• **Given exercise**
Keep pictures out. Copy exactly the lines from the one containing "Reproduce this chart with Plotly." to the one containing "band = np.clip(np.floor(dens", endpoints included.

• **Information given**
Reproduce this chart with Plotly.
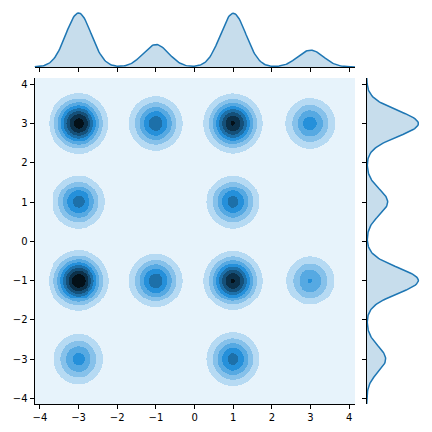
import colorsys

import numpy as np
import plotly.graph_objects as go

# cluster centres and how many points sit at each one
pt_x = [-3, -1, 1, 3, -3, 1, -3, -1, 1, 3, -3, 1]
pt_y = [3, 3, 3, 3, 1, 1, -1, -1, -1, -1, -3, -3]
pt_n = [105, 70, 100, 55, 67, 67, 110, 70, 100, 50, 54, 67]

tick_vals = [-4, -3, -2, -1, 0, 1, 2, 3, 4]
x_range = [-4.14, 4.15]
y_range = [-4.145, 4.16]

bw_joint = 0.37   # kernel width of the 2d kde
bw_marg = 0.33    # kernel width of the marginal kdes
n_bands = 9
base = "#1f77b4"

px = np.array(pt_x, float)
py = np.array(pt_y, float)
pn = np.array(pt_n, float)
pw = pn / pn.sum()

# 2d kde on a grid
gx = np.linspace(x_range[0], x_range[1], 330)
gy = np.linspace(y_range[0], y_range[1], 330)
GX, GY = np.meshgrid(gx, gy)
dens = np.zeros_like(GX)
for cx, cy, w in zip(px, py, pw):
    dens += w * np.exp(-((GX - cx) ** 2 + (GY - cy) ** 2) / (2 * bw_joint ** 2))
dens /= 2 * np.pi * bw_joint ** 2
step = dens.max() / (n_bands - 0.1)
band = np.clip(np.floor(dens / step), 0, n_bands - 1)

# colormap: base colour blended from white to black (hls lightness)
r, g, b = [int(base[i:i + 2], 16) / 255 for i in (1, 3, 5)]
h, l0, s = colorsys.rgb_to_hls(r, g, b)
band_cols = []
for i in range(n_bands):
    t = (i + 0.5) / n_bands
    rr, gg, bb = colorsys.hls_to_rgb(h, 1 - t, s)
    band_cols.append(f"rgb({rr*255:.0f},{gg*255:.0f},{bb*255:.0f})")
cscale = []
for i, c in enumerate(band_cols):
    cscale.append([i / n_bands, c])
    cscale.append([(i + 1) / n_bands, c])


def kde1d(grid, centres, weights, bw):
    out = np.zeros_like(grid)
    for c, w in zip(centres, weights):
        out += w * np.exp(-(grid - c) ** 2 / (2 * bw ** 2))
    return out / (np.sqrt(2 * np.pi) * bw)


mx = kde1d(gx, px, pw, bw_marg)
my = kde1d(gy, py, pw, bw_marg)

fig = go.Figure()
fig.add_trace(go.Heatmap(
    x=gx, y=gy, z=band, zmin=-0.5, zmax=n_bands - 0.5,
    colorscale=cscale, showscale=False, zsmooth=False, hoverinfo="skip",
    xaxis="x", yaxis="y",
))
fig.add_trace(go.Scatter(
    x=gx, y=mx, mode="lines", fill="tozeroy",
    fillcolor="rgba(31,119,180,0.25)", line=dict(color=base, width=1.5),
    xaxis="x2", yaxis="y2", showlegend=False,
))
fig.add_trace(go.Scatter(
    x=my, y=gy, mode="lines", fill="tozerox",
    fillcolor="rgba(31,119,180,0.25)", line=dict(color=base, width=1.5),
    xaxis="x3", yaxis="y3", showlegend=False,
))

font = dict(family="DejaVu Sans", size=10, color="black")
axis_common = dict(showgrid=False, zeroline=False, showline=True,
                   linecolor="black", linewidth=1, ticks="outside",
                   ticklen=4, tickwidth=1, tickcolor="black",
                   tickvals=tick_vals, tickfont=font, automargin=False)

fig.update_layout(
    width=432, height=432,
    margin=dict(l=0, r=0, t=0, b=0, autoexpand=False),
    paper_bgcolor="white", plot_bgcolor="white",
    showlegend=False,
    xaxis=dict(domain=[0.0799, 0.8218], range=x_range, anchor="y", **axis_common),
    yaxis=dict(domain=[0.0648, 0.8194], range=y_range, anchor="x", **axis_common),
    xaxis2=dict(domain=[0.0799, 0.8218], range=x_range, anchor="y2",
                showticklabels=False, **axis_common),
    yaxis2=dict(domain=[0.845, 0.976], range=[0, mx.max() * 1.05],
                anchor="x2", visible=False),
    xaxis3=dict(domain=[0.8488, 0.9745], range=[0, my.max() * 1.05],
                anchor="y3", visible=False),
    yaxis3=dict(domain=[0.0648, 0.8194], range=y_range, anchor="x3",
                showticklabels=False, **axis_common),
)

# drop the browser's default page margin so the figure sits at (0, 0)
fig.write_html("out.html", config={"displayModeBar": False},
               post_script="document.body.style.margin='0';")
...
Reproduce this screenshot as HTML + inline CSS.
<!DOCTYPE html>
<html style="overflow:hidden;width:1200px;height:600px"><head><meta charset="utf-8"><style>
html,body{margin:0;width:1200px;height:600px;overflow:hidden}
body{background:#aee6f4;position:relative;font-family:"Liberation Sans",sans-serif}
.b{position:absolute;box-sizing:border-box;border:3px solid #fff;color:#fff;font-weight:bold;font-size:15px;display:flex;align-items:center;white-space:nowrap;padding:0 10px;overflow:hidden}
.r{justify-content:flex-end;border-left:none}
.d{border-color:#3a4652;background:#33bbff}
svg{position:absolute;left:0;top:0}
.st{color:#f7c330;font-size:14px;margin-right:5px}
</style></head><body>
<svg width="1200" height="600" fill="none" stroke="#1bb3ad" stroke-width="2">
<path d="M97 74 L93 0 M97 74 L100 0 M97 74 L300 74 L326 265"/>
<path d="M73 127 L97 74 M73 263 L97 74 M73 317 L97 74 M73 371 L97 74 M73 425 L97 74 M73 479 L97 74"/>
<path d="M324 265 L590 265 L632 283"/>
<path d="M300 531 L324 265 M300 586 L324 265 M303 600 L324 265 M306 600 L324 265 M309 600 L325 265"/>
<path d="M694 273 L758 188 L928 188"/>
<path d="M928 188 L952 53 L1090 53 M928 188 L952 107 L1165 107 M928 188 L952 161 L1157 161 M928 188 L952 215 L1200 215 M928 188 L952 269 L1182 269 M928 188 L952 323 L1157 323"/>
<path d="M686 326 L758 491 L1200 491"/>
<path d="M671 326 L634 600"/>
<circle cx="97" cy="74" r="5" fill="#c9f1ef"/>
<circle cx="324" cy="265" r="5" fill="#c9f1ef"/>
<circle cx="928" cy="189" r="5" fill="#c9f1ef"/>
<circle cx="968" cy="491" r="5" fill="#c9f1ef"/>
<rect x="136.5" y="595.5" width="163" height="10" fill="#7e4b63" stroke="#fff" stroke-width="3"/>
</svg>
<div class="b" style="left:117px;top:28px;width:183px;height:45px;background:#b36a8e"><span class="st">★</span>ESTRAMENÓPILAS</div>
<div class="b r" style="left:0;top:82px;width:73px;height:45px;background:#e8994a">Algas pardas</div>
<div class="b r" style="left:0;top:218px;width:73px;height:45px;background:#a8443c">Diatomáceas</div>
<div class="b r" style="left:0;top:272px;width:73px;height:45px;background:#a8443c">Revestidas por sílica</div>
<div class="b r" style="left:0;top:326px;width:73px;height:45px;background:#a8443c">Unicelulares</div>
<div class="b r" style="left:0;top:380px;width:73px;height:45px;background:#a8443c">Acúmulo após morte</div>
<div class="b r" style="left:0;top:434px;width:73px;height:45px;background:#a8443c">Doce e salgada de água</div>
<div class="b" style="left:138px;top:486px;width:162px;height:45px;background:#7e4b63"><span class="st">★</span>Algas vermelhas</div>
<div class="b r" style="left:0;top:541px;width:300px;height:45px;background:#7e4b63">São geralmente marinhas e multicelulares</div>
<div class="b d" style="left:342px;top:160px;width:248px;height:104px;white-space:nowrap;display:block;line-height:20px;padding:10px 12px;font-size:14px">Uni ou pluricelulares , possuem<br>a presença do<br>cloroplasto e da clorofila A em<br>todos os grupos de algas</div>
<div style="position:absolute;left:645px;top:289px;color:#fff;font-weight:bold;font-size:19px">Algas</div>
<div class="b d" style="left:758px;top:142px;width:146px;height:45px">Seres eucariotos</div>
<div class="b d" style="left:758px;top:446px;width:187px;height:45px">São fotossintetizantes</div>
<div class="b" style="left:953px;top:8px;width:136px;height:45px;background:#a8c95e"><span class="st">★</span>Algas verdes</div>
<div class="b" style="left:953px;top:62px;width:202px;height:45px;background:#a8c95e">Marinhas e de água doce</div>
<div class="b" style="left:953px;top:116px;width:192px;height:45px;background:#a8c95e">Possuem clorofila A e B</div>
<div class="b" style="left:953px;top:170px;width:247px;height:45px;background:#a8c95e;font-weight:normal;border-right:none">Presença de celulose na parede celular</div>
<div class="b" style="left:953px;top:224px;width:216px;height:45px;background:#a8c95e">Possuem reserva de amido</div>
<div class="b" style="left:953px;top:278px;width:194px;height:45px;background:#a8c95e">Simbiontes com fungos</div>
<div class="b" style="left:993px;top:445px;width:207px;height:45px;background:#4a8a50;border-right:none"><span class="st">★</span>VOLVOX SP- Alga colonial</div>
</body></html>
* * *
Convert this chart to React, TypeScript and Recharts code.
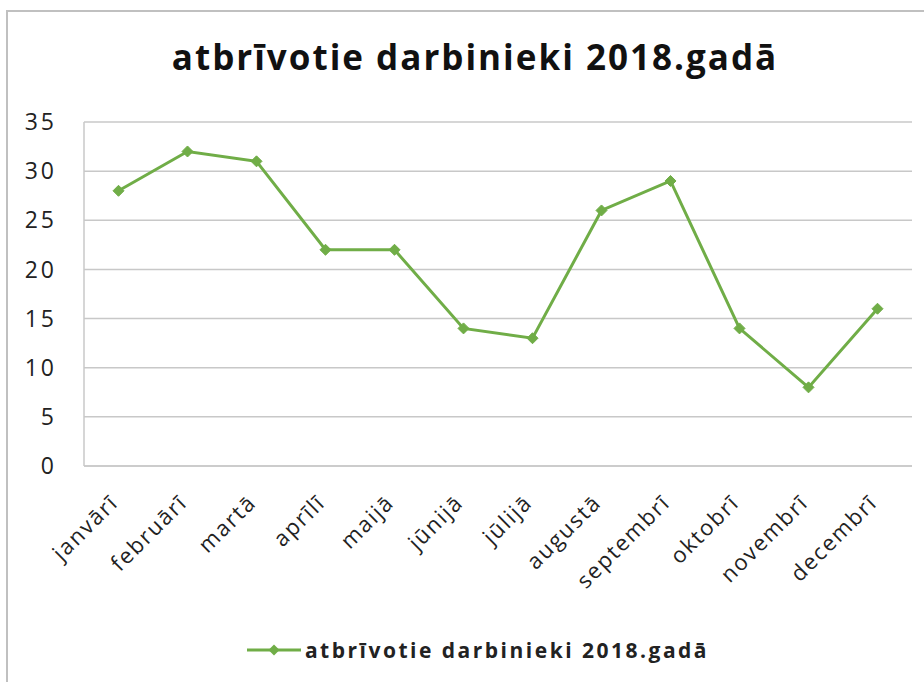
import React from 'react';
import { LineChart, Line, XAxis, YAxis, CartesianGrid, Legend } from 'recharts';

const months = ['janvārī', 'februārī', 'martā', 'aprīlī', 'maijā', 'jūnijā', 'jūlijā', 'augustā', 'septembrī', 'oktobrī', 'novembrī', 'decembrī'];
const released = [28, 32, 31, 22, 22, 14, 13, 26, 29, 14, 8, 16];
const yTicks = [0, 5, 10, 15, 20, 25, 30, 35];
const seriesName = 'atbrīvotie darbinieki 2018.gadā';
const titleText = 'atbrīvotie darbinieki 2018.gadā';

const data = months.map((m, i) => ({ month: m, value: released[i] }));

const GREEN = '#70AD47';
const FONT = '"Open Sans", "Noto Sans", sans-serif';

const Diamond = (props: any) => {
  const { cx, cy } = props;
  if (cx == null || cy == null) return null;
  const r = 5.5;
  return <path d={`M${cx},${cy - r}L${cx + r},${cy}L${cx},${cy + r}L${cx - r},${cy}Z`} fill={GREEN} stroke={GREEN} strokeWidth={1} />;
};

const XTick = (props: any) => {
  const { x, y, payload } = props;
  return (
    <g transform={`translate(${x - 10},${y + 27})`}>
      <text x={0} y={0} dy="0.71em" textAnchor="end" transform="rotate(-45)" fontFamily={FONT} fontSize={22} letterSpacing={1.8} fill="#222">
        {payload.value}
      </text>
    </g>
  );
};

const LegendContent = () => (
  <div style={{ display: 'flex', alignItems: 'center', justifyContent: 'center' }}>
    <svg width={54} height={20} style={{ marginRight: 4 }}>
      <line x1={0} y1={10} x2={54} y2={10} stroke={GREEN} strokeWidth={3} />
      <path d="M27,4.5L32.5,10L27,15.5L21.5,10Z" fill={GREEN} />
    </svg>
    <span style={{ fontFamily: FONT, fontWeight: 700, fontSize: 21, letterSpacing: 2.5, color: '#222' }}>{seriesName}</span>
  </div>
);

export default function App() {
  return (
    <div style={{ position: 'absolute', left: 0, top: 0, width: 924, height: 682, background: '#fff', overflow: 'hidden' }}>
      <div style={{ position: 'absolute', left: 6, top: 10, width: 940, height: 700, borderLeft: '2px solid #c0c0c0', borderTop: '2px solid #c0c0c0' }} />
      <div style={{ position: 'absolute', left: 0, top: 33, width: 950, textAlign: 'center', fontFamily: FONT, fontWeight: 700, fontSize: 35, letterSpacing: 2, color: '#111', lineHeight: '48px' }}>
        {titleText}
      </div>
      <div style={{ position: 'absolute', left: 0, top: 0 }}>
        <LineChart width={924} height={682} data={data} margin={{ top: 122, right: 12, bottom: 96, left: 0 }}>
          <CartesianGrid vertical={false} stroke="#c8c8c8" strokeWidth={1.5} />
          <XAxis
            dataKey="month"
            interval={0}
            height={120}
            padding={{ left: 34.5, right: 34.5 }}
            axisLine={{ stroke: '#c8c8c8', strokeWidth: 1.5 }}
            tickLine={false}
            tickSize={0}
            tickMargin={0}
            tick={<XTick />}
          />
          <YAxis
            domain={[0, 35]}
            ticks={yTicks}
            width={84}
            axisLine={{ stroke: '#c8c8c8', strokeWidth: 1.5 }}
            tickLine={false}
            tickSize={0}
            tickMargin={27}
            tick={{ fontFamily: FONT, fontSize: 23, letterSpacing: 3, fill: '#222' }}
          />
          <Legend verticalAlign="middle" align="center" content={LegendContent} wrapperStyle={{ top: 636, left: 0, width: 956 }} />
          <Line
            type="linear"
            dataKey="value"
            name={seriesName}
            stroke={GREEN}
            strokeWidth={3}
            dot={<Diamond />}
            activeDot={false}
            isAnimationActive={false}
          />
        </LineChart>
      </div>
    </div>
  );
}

• **Task response**
Reproduce this chart with Plotly.
import colorsys

import numpy as np
import plotly.graph_objects as go

# cluster centres and how many points sit at each one
pt_x = [-3, -1, 1, 3, -3, 1, -3, -1, 1, 3, -3, 1]
pt_y = [3, 3, 3, 3, 1, 1, -1, -1, -1, -1, -3, -3]
pt_n = [105, 70, 100, 55, 67, 67, 110, 70, 100, 50, 54, 67]

tick_vals = [-4, -3, -2, -1, 0, 1, 2, 3, 4]
x_range = [-4.14, 4.15]
y_range = [-4.145, 4.16]

bw_joint = 0.37   # kernel width of the 2d kde
bw_marg = 0.33    # kernel width of the marginal kdes
n_bands = 9
base = "#1f77b4"

px = np.array(pt_x, float)
py = np.array(pt_y, float)
pn = np.array(pt_n, float)
pw = pn / pn.sum()

# 2d kde on a grid
gx = np.linspace(x_range[0], x_range[1], 330)
gy = np.linspace(y_range[0], y_range[1], 330)
GX, GY = np.meshgrid(gx, gy)
dens = np.zeros_like(GX)
for cx, cy, w in zip(px, py, pw):
    dens += w * np.exp(-((GX - cx) ** 2 + (GY - cy) ** 2) / (2 * bw_joint ** 2))
dens /= 2 * np.pi * bw_joint ** 2
step = dens.max() / (n_bands - 0.1)
band = np.clip(np.floor(dens / step), 0, n_bands - 1)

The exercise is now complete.